Interestingly Eminem whom I would have thought would rank pretty highly for his clever method of word bending and enunciation is only in the middle of the scale. Still a whole lot better than some of his counterparts, but still surprising. Another interesting thing to note is Eminem being grouped in the same league as the likes of Jay-Z, Rakim and Lupe Fiasco. With only a couple of hundred unique words separating them from one another.

[+] xentronium|12 years ago|reply
I always thought eminem was famous for his clever wordplay, not his vocabulary diversity. FWIW, as a non-native speaker I can gather most of his verses. Aesop Rock, on the other hand, is totally indecipherable for me without printed lyrics.
[+] riggins|12 years ago|reply
I find it hilarious that DMX is dead last.

I've now got empirical evidence of what I always thought.

I think DMX rhymes words with themselves more than any rapper I've ever heard.

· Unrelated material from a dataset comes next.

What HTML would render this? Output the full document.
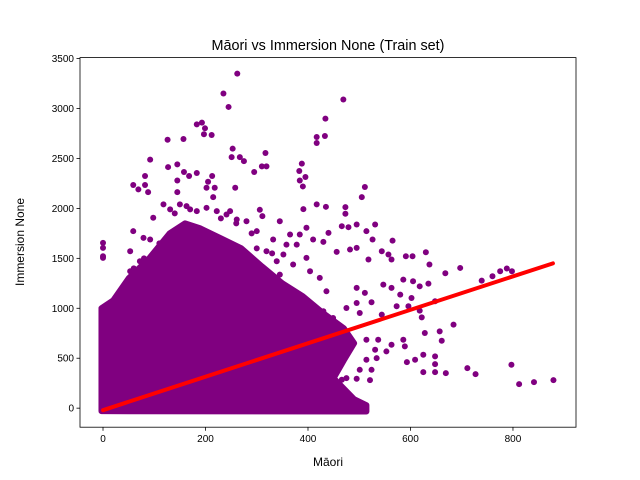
<!DOCTYPE html>
<html><head><meta charset="utf-8"><style>
body{margin:0;background:#fff}
svg{display:block;font-family:"Liberation Sans","DejaVu Sans",sans-serif}
</style></head><body>
<svg id="chart" width="640" height="480" viewBox="0 0 640 480">
<rect width="640" height="480" fill="#fff"/>
<g id="marks"></g>
<rect x="80" y="57.6" width="496" height="369.6" fill="none" stroke="#000" stroke-width="0.8"/>
<g id="axes"></g>
<text x="328" y="50" text-anchor="middle" font-size="14.4">Māori vs Immersion None (Train set)</text>
<text x="328" y="466" text-anchor="middle" font-size="12">Māori</text>
<text x="24" y="242" text-anchor="middle" font-size="12" transform="rotate(-90 24 242)">Immersion None</text>
</svg>
<script>
const xTicks=[0,200,400,600,800];
const yTicks=[0,500,1000,1500,2000,2500,3000,3500];
const coreX=[-3,-3,20,50,90,130,160,190,230,270,310,350,390,430,470,490,470,450,490,514,514];
const coreY=[-30,1000,1080,1300,1500,1750,1850,1800,1700,1600,1420,1250,1120,950,800,650,480,300,90,30,-33];
const ptX=[262,235,245,469,434,183,193,199,197,212,126,157,417,433,417,253,251,267,275,317,310,319,295,92,127,145,388,383,395,384,390,511,505,82,59,82,69,88,145,145,158,183,168,205,213,202,218,215,258,306,311,345,391,417,435,473,473,466,495,531,514,440,479,526,565,410,430,456,482,495,518,544,557,563,591,604,630,637,668,697,739,760,775,788,798,547,563,586,605,618,635,580,602,596,495,511,495,524,475,501,544,573,618,622,648,684,628,657,661,586,589,563,553,531,514,537,625,609,593,648,648,625,648,669,711,727,797,812,841,879,475,495,521,466,501,524,514,534,449,456,440,423,410,423,436,453,384,404,410,436,449,430,404,384,365,345,371,397,404,423,436,352,339,358,378,384,397,365,332,319,300,280,261,241,332,345,358,371,332,313,300,397,384,53,59,79,92,98,118,131,150,163,183,202,222,248,111,72,53,33,10,17,0,0,0,0,69,140,170,230,260,290,110,80,60,300,330];
const ptY=[3350,3150,3016,3090,2899,2842,2859,2802,2742,2735,2688,2695,2715,2725,2655,2598,2514,2514,2474,2555,2421,2421,2364,2488,2414,2441,2448,2374,2314,2280,2220,2214,2113,2324,2234,2234,2190,2163,2280,2163,2364,2354,2324,2267,2324,2207,2207,2113,2207,1986,1923,1872,1993,2040,2016,2013,1946,1822,1839,1839,1772,1755,1812,1689,1678,1689,1665,1565,1588,1605,1488,1571,1538,1488,1521,1521,1561,1438,1351,1404,1277,1321,1371,1398,1371,1237,1204,1287,1271,1220,1247,1137,1103,1020,1204,1154,1053,1060,1003,953,936,1020,976,909,1070,836,752,769,675,685,619,635,568,585,685,685,535,485,461,518,441,361,361,351,401,341,435,241,261,281,301,294,281,284,384,384,485,501,501,552,401,368,351,267,167,134,735,669,786,836,903,970,1037,1020,1170,1337,1438,1505,1371,1304,1170,1538,1471,1638,1638,1739,1806,1739,1689,1571,1772,1872,1889,1939,501,401,301,167,234,167,134,234,167,1571,1772,1705,1689,1906,2040,1990,2040,2023,1973,2006,1973,1973,1504,1471,1371,1170,1037,936,1655,1605,1521,1505,-27,1950,1990,1900,1850,1750,1650,1500,1400,1600,1550];
const lineX=[0,878];
const lineY=[-20,1450];
const X0=-44.9,X1=923,Y0=-190.6,Y1=3510;
const L=80,R=576,T=57.6,B=427.2;
function sx(v){return L+(v-X0)/(X1-X0)*(R-L);}
function sy(v){return B-(v-Y0)/(Y1-Y0)*(B-T);}
const NS="http://www.w3.org/2000/svg";
const marks=document.getElementById('marks');
const axes=document.getElementById('axes');
function mk(t,a,p){const e=document.createElementNS(NS,t);for(const k in a)e.setAttribute(k,a[k]);p.appendChild(e);return e;}
let pts=coreX.map((x,i)=>sx(x)+','+sy(coreY[i])).join(' ');
const core=mk('polygon',{points:pts,fill:'#800080',stroke:'#800080','stroke-width':6,'stroke-linejoin':'round'},marks);


ptX.forEach((x,i)=>{
  const c=mk('circle',{cx:sx(x),cy:sy(ptY[i]),r:3,fill:'#800080'},marks);
  
  
});
const ln=mk('line',{x1:sx(lineX[0]),y1:sy(lineY[0]),x2:sx(lineX[1]),y2:sy(lineY[1]),stroke:'#ff0000','stroke-width':4,'stroke-linecap':'round'},marks);


xTicks.forEach(v=>{
  const t=mk('line',{x1:sx(v),x2:sx(v),y1:B,y2:B+3.5,stroke:'#000','stroke-width':0.8},axes);
  
  
  const l=mk('text',{x:sx(v),y:B+15,'text-anchor':'middle','font-size':10},axes);
  l.textContent=v;
  
  
});
yTicks.forEach(v=>{
  const t=mk('line',{x1:L-3.5,x2:L,y1:sy(v),y2:sy(v),stroke:'#000','stroke-width':0.8},axes);
  
  
  const l=mk('text',{x:L-6,y:sy(v)+3.5,'text-anchor':'end','font-size':10},axes);
  l.textContent=v;
  
  
});
</script>
</body></html>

[+] poink|12 years ago|reply
I'm pretty sure this fails to take into account DMX's rich canine vocabulary.
[+] ziziyO|12 years ago|reply
I think Rick Ross would give DMX a run for his money. I've heard him rhyme a word with the same word before (Atlantic).
[+] ch4s3|12 years ago|reply
I said out loud before clicking the link that DMX would likely be dead last.
[+] ballstothewalls|12 years ago|reply
This is a great graph, but I think it would be neat if a y-axis was thrown in. My first thought was album sales or some other metric of popularity that help you find specific rappers quick instead of going through the huge bunch of little pics.
[+] zopticity|12 years ago|reply
Lil Jon should be at the bottom with 7 words: "Yeah!", "Okay!", "Shots!" and "Turn down for what?"
[+] rthomas6|12 years ago|reply
This infographic doesn't take into account other rappers possibly copying earlier really influential artists, making the earlier influential artists rank lower. More generally, it would be cool to see this chart ranked by the amount of original words present in the first 35,000 lyrics that were not present yet at the albums' time of publication.